Reported in the journal Nature Communications, the study attempted to give a more detailed picture of the disturbances in the global temperate forests by measuring the shape, size, and prevalence of disturbances and interpreting their drivers.
Scientists examined 50 protected areas like national parks and also their immediate surroundings, which enabled them to compare disturbances within the protected regions that are more related to climate from those just outside that might also be influenced by the use of land by humans.
The study also discovered that while a number of temperate forests are controlled by small-scale disturbance events—driven mostly by cooler, wetter conditions and windstorms—a strong link also exists between warmer, drier-than-average climate conditions and high disturbance activity.

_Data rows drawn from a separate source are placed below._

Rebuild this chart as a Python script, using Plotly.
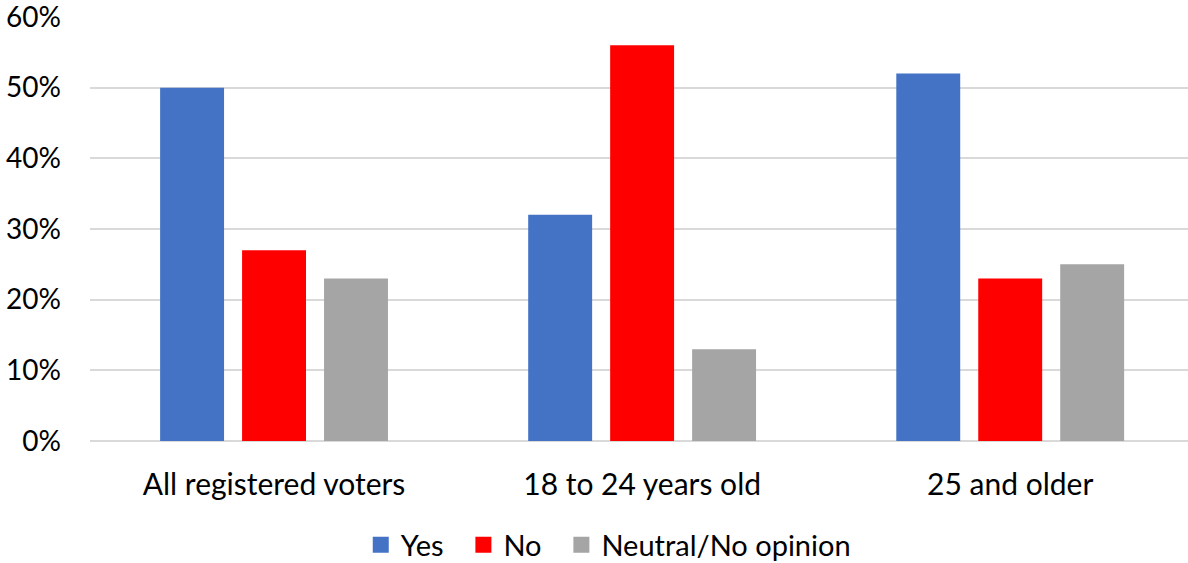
import plotly.graph_objects as go

categories = ["All registered voters", "18 to 24 years old", "25 and older"]
yes_vals = [0.50, 0.32, 0.52]
no_vals = [0.27, 0.56, 0.23]
neutral_vals = [0.23, 0.13, 0.25]
series_names = ["Yes", "No", "Neutral/No opinion"]
colors = ["#4472C4", "#FF0000", "#A5A5A5"]
y_ticks = [0, 0.1, 0.2, 0.3, 0.4, 0.5, 0.6]

fig = go.Figure()
for name, vals, c in zip(series_names, [yes_vals, no_vals, neutral_vals], colors):
    fig.add_trace(go.Bar(name=name, x=categories, y=vals, marker_color=c,
                         marker_line_width=0, showlegend=False, legendgroup=name))
for i, (name, c) in enumerate(zip(series_names, colors)):
    label = name + ("\u00a0\u00a0" if i < len(series_names) - 1 else "")
    fig.add_trace(go.Scatter(name=label, x=[None], y=[None], mode="markers",
                             marker=dict(symbol="square", size=18, color=c),
                             showlegend=True, legendgroup=name))

font_family = "Lato, Open Sans, sans-serif"
fig.update_layout(
    width=1188, height=563,
    barmode="group", bargap=0.332, bargroupgap=0.22,
    plot_bgcolor="white", paper_bgcolor="white",
    margin=dict(l=90, r=0, t=17, b=122, autoexpand=False),
    font=dict(family=font_family, size=29, color="#000000"),
    legend=dict(orientation="h", x=0.472, xanchor="center", y=-0.245, yanchor="middle",
                font=dict(size=29), traceorder="normal", itemwidth=30),
    xaxis=dict(range=[-0.5, 2.483], showgrid=False, showline=False, ticks="",
               tickfont=dict(size=30), automargin=False, ticklabelstandoff=23),
    yaxis=dict(range=[0, 0.6], tickvals=y_ticks, tickformat=".0%",
               showgrid=True, gridcolor="#D9D9D9", gridwidth=1.5,
               zeroline=True, zerolinecolor="#D9D9D9", zerolinewidth=1.5,
               showline=False, ticks="", ticklabelstandoff=28, automargin=False,
               ticklabeloverflow="allow", tickfont=dict(size=28)),
)
fig.write_html("out.html", config={"displayModeBar": False},
               post_script="document.body.style.margin='0';document.body.style.overflow='hidden';")
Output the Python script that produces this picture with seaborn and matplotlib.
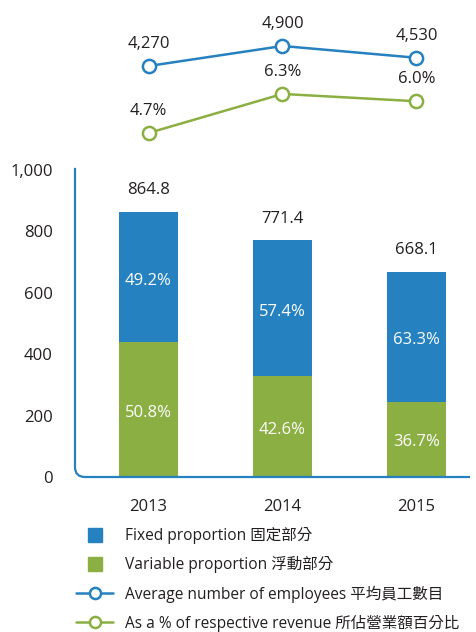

According to Andrés Holz, a co-author and geography professor in PSU's College of Liberal Arts and Sciences, this discovery indicates that a warming climate can potentially lead to larger and more severe disturbances in certain temperate forests, such as the western U.S.
Under the warmer conditions we have been seeing, it is likely that we're going to see a higher probability of areas that tend to have very big disturbances.
Andrés Holz, Study Co-Author and Geography Professor, Portland State University
Among the study's findings:
- Areas that had large disturbance activity were mostly correlated with drought, bark beetle outbreaks, and wildfires under warmer and drier conditions, while areas that had low disturbance activity were mostly correlated with windstorms under cooler and rainy conditions.
- In many landscapes beyond the protected areas, disturbance patches were observed to be usually larger and less complicated in shape when compared to the protected areas. For instance, logging and other man-made disturbances are simpler in shape in contrast to the path that might be taken by a storm, wildfire, or insect outbreak within a protected area. However, in landscapes that were impacted by large-scale outbreaks or fires, the size and complexity of what occurs within the protected areas are actually more similar.
Climate change is mimicking the footprint of disturbances in protected areas to what we are doing through land-use change outside of protected areas. Under warmer conditions, we might see more similarities between protected areas and their surroundings in some temperate forests globally.
Andrés Holz, Study Co-Author and Geography Professor, Portland State University.